[Records from a collection]
-=-=-

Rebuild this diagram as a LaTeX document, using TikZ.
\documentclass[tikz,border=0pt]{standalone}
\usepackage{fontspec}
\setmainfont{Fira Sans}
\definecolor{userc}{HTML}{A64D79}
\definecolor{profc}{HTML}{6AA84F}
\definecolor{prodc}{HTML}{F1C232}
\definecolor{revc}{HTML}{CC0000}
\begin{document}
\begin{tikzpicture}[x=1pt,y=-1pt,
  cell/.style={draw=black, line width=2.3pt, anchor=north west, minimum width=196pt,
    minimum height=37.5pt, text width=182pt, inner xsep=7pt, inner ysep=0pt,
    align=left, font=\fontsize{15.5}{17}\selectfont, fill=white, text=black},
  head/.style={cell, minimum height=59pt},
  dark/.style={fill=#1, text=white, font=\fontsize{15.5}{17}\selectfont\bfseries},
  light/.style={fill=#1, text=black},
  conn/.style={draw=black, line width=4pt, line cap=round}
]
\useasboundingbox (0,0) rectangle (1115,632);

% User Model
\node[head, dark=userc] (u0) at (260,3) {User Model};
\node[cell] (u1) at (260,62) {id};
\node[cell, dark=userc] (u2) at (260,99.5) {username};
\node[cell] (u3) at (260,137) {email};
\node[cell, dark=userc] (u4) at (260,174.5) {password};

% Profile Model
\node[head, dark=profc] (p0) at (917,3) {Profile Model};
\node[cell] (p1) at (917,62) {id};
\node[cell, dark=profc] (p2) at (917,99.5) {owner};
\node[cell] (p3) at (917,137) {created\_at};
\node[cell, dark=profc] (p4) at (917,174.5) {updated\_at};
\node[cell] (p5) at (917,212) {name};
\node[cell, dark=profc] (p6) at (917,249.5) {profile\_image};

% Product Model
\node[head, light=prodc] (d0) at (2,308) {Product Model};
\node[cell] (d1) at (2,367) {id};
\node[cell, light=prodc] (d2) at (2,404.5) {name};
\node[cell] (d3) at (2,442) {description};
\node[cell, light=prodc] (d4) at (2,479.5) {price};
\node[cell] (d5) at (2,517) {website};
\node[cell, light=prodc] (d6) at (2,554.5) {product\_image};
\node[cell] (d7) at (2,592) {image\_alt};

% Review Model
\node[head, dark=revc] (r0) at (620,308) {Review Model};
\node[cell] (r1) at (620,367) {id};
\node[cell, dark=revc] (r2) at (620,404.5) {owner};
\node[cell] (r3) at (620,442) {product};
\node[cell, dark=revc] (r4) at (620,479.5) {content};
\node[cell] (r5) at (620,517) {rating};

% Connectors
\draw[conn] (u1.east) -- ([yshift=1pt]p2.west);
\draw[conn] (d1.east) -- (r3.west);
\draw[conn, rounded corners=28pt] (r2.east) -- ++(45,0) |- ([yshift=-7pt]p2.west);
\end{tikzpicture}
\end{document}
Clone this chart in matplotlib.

-=-=-

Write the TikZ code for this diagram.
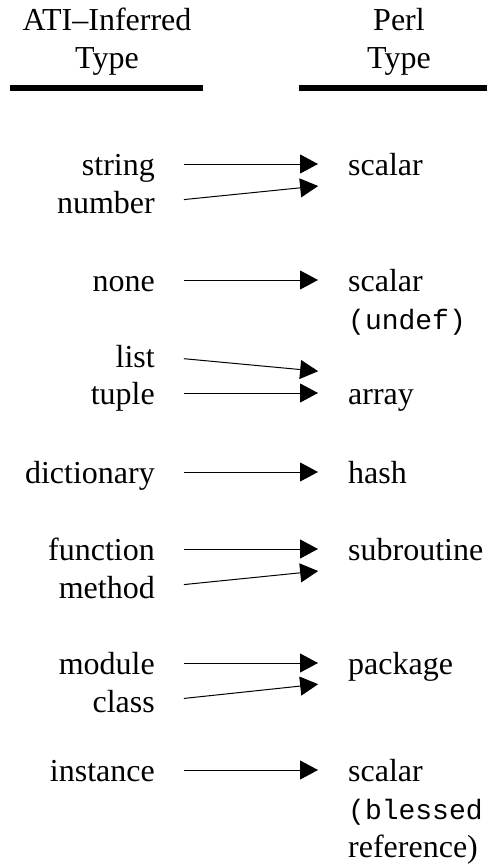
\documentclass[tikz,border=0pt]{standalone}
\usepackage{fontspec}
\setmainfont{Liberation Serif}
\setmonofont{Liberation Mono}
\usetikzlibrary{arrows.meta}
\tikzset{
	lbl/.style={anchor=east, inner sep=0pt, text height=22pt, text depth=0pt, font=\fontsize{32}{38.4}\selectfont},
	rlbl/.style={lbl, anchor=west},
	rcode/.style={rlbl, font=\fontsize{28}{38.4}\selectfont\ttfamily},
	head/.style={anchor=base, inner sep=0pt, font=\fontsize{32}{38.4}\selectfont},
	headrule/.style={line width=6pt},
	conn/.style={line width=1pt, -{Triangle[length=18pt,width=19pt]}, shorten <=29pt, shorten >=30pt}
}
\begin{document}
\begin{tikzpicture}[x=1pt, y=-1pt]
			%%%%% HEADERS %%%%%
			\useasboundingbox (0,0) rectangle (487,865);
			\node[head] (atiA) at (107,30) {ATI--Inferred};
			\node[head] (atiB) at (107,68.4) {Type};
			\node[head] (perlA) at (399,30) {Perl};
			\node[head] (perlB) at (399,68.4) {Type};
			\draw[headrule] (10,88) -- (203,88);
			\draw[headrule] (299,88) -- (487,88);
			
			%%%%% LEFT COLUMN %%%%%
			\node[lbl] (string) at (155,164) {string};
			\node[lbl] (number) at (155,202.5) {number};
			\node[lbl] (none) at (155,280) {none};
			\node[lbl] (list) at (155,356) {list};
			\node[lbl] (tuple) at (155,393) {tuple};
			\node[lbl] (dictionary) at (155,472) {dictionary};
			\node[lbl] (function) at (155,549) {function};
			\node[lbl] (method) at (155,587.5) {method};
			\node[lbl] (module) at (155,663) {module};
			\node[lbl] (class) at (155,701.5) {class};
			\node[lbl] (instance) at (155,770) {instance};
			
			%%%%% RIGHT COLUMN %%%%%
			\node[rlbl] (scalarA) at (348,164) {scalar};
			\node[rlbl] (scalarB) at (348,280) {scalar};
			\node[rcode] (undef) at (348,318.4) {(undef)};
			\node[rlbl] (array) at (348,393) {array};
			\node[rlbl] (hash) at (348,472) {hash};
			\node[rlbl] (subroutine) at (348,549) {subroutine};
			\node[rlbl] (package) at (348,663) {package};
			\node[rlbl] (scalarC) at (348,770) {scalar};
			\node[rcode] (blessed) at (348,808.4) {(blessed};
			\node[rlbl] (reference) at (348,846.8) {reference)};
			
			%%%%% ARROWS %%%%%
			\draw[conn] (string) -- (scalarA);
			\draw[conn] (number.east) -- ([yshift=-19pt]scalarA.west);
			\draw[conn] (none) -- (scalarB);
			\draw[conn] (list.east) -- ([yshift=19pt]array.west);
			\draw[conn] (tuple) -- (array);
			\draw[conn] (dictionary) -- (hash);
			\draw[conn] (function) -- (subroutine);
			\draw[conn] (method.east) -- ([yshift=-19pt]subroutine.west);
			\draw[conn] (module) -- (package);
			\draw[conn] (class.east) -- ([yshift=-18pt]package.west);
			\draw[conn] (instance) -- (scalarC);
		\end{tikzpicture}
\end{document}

-=-=-

**STATED EXERCISE:** Of the lines in the material, how many hold the word "this"? Reply with the number only.

**THE RESPONSE:** 3